(begin)
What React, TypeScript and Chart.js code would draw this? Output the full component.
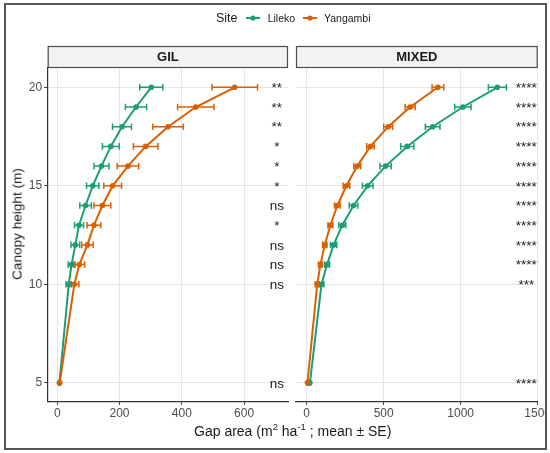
import { useEffect, useRef } from "react";
import { Chart, registerables } from "chart.js";

Chart.register(...registerables);

const FONT = "'Liberation Sans', Arial, sans-serif";
const GREEN = "#1B9E77";
const ORANGE = "#D95F02";

// canopy heights (m), shared by both panels
const HEIGHTS = [5, 10, 11, 12, 13, 14, 15, 16, 17, 18, 19, 20];
const Y_TICKS = [5, 10, 15, 20];

// GIL panel
const GIL_LILEKO_MEAN = [7, 37, 46, 58, 70, 91, 114, 142, 172, 208, 253, 302];
const GIL_LILEKO_SE = [1, 9, 11, 14, 14.5, 18.5, 20, 24, 27, 30.5, 34, 37];
const GIL_YANGAMBI_MEAN = [8, 55, 71, 97, 118, 145, 178, 227, 284, 356, 445, 570];
const GIL_YANGAMBI_SE = [1.5, 14.5, 17, 18.5, 22, 27, 28.5, 34.5, 39.5, 49, 58.5, 73];
const GIL_SIG = ["ns", "ns", "ns", "ns", "*", "ns", "*", "*", "*", "**", "**", "**"];
const GIL_X_TICKS = [0, 200, 400, 600];

// MIXED panel
const MIXED_LILEKO_MEAN = [21, 96, 132, 175, 231, 304, 396, 512, 653, 818, 1014, 1238];
const MIXED_LILEKO_SE = [3, 15.5, 16.5, 20.5, 22.5, 28, 34.5, 36.5, 43, 47.5, 53, 58.5];
const MIXED_YANGAMBI_MEAN = [5, 68, 89, 117, 154, 199, 258, 328, 414, 529, 672, 852];
const MIXED_YANGAMBI_SE = [2, 12, 11.5, 14, 16, 18.5, 21.5, 22.5, 24.5, 29, 32.5, 38];
const MIXED_SIG = ["****", "***", "****", "****", "****", "****", "****", "****", "****", "****", "****", "****"];
const MIXED_X_TICKS = [0, 500, 1000, 1500];

interface PanelProps {
  strip: string;
  lileko: number[];
  lilekoSe: number[];
  yangambi: number[];
  yangambiSe: number[];
  sig: string[];
  sigX: number;
  xMin: number;
  xMax: number;
  xTicks: number[];
  showY: boolean;
  padLeft: number;
  padRight: number;
  left: number;
  width: number;
}

function Panel(p: PanelProps) {
  const canvasRef = useRef<HTMLCanvasElement>(null);

  useEffect(() => {
    if (!canvasRef.current) return;

    const series = [
      { mean: p.lileko, se: p.lilekoSe, color: GREEN },
      { mean: p.yangambi, se: p.yangambiSe, color: ORANGE },
    ];

    const panelPlugin = {
      id: "panelExtras",
      beforeDraw(chart: Chart) {
        const { ctx, chartArea } = chart;
        const top = chartArea.top - 22;
        ctx.save();
        ctx.fillStyle = "#f2f2f2";
        ctx.fillRect(chartArea.left, top, chartArea.right - chartArea.left, 22);
        ctx.strokeStyle = "#4d4d4d";
        ctx.lineWidth = 1.2;
        ctx.strokeRect(chartArea.left + 0.5, top + 0.5, chartArea.right - chartArea.left - 1, 21);
        ctx.fillStyle = "#1a1a1a";
        ctx.font = `bold 13px ${FONT}`;
        ctx.textAlign = "center";
        ctx.textBaseline = "middle";
        ctx.fillText(p.strip, (chartArea.left + chartArea.right) / 2, top + 11.5);
        ctx.restore();
      },
      beforeDatasetsDraw(chart: Chart) {
        const { ctx } = chart;
        const xs = chart.scales.x;
        const ys = chart.scales.y;
        ctx.save();
        ctx.lineWidth = 1.5;
        series.forEach((s) => {
          ctx.strokeStyle = s.color;
          HEIGHTS.forEach((h, i) => {
            const y = ys.getPixelForValue(h);
            const x0 = xs.getPixelForValue(s.mean[i] - s.se[i]);
            const x1 = xs.getPixelForValue(s.mean[i] + s.se[i]);
            ctx.beginPath();
            ctx.moveTo(x0, y);
            ctx.lineTo(x1, y);
            ctx.moveTo(x0, y - 3.3);
            ctx.lineTo(x0, y + 3.3);
            ctx.moveTo(x1, y - 3.3);
            ctx.lineTo(x1, y + 3.3);
            ctx.stroke();
          });
        });
        ctx.restore();
      },
      afterDatasetsDraw(chart: Chart) {
        const { ctx } = chart;
        const xs = chart.scales.x;
        const ys = chart.scales.y;
        ctx.save();
        ctx.fillStyle = "#1a1a1a";
        ctx.font = `13.5px ${FONT}`;
        ctx.textAlign = "center";
        ctx.textBaseline = "middle";
        HEIGHTS.forEach((h, i) => {
          ctx.fillText(p.sig[i], xs.getPixelForValue(p.sigX), ys.getPixelForValue(h) + 1);
        });
        ctx.restore();
      },
    };

    const chart = new Chart(canvasRef.current, {
      type: "scatter",
      data: {
        datasets: series
          .map((s) => ({
            data: HEIGHTS.map((h, i) => ({ x: s.mean[i], y: h })),
            showLine: true,
            borderColor: s.color,
            backgroundColor: s.color,
            pointBackgroundColor: s.color,
            pointBorderWidth: 0,
            pointRadius: 2.8,
            borderWidth: 2,
            tension: 0,
          }))
          .reverse(),
      },
      options: {
        animation: false,
        responsive: true,
        maintainAspectRatio: false,
        layout: { padding: { top: 68, left: p.padLeft, right: p.padRight, bottom: 0 } },
        plugins: { legend: { display: false }, tooltip: { enabled: false } },
        scales: {
          x: {
            type: "linear",
            min: p.xMin,
            max: p.xMax,
            afterBuildTicks: (s) => {
              s.ticks = p.xTicks.map((v) => ({ value: v }));
            },
            afterFit: (s) => {
              s.height = 51.7;
              s.paddingLeft = 0;
              s.paddingRight = 0;
            },
            grid: { color: "#e6e6e6", lineWidth: 1, tickColor: "#333", tickLength: 3.5 },
            border: { color: "#333", width: 1.2 },
            ticks: {
              color: "#4d4d4d",
              font: { family: FONT, size: 12 },
              padding: 1.5,
              maxRotation: 0,
              autoSkip: false,
              callback: (v) => String(v),
            },
          },
          y: {
            type: "linear",
            min: 4.06,
            max: 20.98,
            afterBuildTicks: (s) => {
              s.ticks = Y_TICKS.map((v) => ({ value: v }));
            },
            afterFit: (s) => {
              s.width = p.showY ? 47.7 : 0;
              s.paddingTop = 0;
              s.paddingBottom = 0;
            },
            grid: {
              color: "#e6e6e6",
              lineWidth: 1,
              tickColor: "#333",
              tickLength: 3.5,
              drawTicks: p.showY,
            },
            border: { display: p.showY, color: "#333", width: 1.2 },
            ticks: {
              display: p.showY,
              color: "#4d4d4d",
              font: { family: FONT, size: 12 },
              padding: 2,
              callback: (v) => String(v),
            },
          },
        },
      },
      plugins: [panelPlugin],
    });

    return () => chart.destroy();
  }, []);

  return (
    <div style={{ position: "absolute", left: p.left, top: 0, width: p.width, height: 453 }}>
      <canvas ref={canvasRef} />
    </div>
  );
}

function LegendKey({ color, left }: { color: string; left: number }) {
  return (
    <svg style={{ position: "absolute", left, top: 13 }} width={14} height={10}>
      <line x1={0} y1={5} x2={14} y2={5} stroke={color} strokeWidth={2} />
      <circle cx={7} cy={5} r={2.6} fill={color} />
    </svg>
  );
}

export default function App() {
  useEffect(() => {
    document.body.style.margin = "0";
  }, []);

  const text = { position: "absolute" as const, fontFamily: FONT, color: "#1a1a1a", whiteSpace: "nowrap" as const };

  return (
    <div style={{ position: "relative", width: 550, height: 453, background: "#fff", overflow: "hidden" }}>
      <Panel
        strip="GIL"
        lileko={GIL_LILEKO_MEAN}
        lilekoSe={GIL_LILEKO_SE}
        yangambi={GIL_YANGAMBI_MEAN}
        yangambiSe={GIL_YANGAMBI_SE}
        sig={GIL_SIG}
        sigX={705}
        xMin={-30.6}
        xMax={741}
        xTicks={GIL_X_TICKS}
        showY={true}
        padLeft={0}
        padRight={2.3}
        left={0}
        width={292}
      />
      <Panel
        strip="MIXED"
        lileko={MIXED_LILEKO_MEAN}
        lilekoSe={MIXED_LILEKO_SE}
        yangambi={MIXED_YANGAMBI_MEAN}
        yangambiSe={MIXED_YANGAMBI_SE}
        sig={MIXED_SIG}
        sigX={1426}
        xMin={-69.5}
        xMax={1500}
        xTicks={MIXED_X_TICKS}
        showY={false}
        padLeft={4}
        padRight={7.3}
        left={292}
        width={253}
      />

      {/* legend */}
      <div style={{ ...text, left: 216, top: 10, fontSize: 12.5, lineHeight: "16px" }}>Site</div>
      <LegendKey color={GREEN} left={246.3} />
      <div style={{ ...text, left: 267.7, top: 11, fontSize: 10.5, lineHeight: "14px" }}>Lileko</div>
      <LegendKey color={ORANGE} left={303.3} />
      <div style={{ ...text, left: 324, top: 11, fontSize: 10.5, lineHeight: "14px" }}>Yangambi</div>

      {/* axis titles */}
      <div
        style={{
          ...text,
          left: 17,
          top: 224,
          fontSize: 13.6,
          transform: "translate(-50%, -50%) rotate(-90deg)",
        }}
      >
        Canopy height (m)
      </div>
      <div style={{ ...text, left: 292.7, top: 431, fontSize: 14, transform: "translate(-50%, -50%)" }}>
        Gap area (m<sup style={{ fontSize: 9.5, lineHeight: 0 }}>2</sup> ha
        <sup style={{ fontSize: 9.5, lineHeight: 0 }}>-1</sup> ; mean ± SE)
      </div>

      {/* outer frame */}
      <div
        style={{
          position: "absolute",
          left: 3.7,
          top: 3,
          width: 543,
          height: 447.3,
          boxSizing: "border-box",
          border: "2px solid #555",
          pointerEvents: "none",
        }}
      />
    </div>
  );
}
(end)
EXERCISE DIRECTIONS:
Please restate the material above line by line, exactly, beginning at its first line and ending with the line that contains "const Y_TICKS = [5, 10, 15, 20];", without any pictures.

FINISHED EXERCISE:
What React, TypeScript and Chart.js code would draw this? Output the full component.
import { useEffect, useRef } from "react";
import { Chart, registerables } from "chart.js";

Chart.register(...registerables);

const FONT = "'Liberation Sans', Arial, sans-serif";
const GREEN = "#1B9E77";
const ORANGE = "#D95F02";

// canopy heights (m), shared by both panels
const HEIGHTS = [5, 10, 11, 12, 13, 14, 15, 16, 17, 18, 19, 20];
const Y_TICKS = [5, 10, 15, 20];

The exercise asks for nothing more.